Coup D’État is a 2004 crossover affecting the entire WildStorm universe. It’s frequently associated with Sleeper, but while characters from that series appear, and Ed Brubaker writes the opening chapter, this is an entirely different beast. It’s widescreen superhero action in which much of Florida is wiped out in an opening chapter explaining how Tao has tricked the US government into activating technology it doesn’t really understand. That angers the Authority, and that chapter ends with them announcing the coup d’état of the title and taking over the USA.

Succeeding chapters spotlight the reactions of Stormwatch and Wildcats before the Authority take centre state again ahead of an epilogue. The Stormwatch chapter is astonishingly poor, decently enough drawn by Carlos D’Anda, but having little to do with the main plot and featuring some truly atrocious dialogue from Micah Ian Wright. An astoundingly pompous Doctor Doom stand-in manages “Prepare to die, dolt!”; “Now die like the insignificant bug you are”; “Filthy mongrel! You dare lay hands on Baron Chaos!” and “All the sweeter when I suck the marrow from your broken bones”. Other dialogue is equally clichéd and unimaginative, and the plot has Stormwatch members deciding they’ll be the final arbiters instead.

Both that and Joe Casey and Alé Garza’s Wildcats chapter require a considerable knowledge of the assorted characters involved, which is presumed on the part of the creators. As the years pass who they are and what they were doing at the time becomes ever more obscure.
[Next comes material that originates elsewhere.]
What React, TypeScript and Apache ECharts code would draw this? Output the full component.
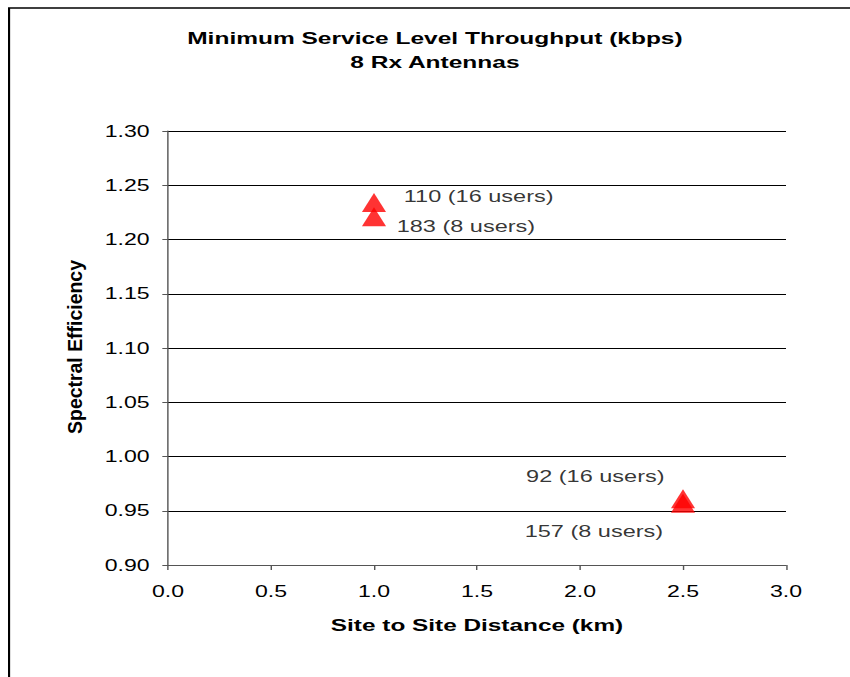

The Wildcats do at least address the matter at hand, but in a chapter of two halves, one of Grifter in a wheelchair being silly fun, and Spartan confronting the Authority being dull.

Naturally enough, the American authorities don’t take kindly to the Authority taking over, and that’s dealt with in Robbie Morrrison and Whilce Portacio’s closing chapter. It’s straightforward and self-explanatory, which is a relief, and establishes the new status quo to play out in other series. A brief epilogue from Mike Carey and Portacio is enigmatic, but divorced from whatever it led into, meaningless.

There’s not much to recommend Coup D’État. Fans of those series tying-in may get a few insights into the characters they follow, and it’s all well enough drawn in a turn of the century way, but despite the bombast there’s little drama or context.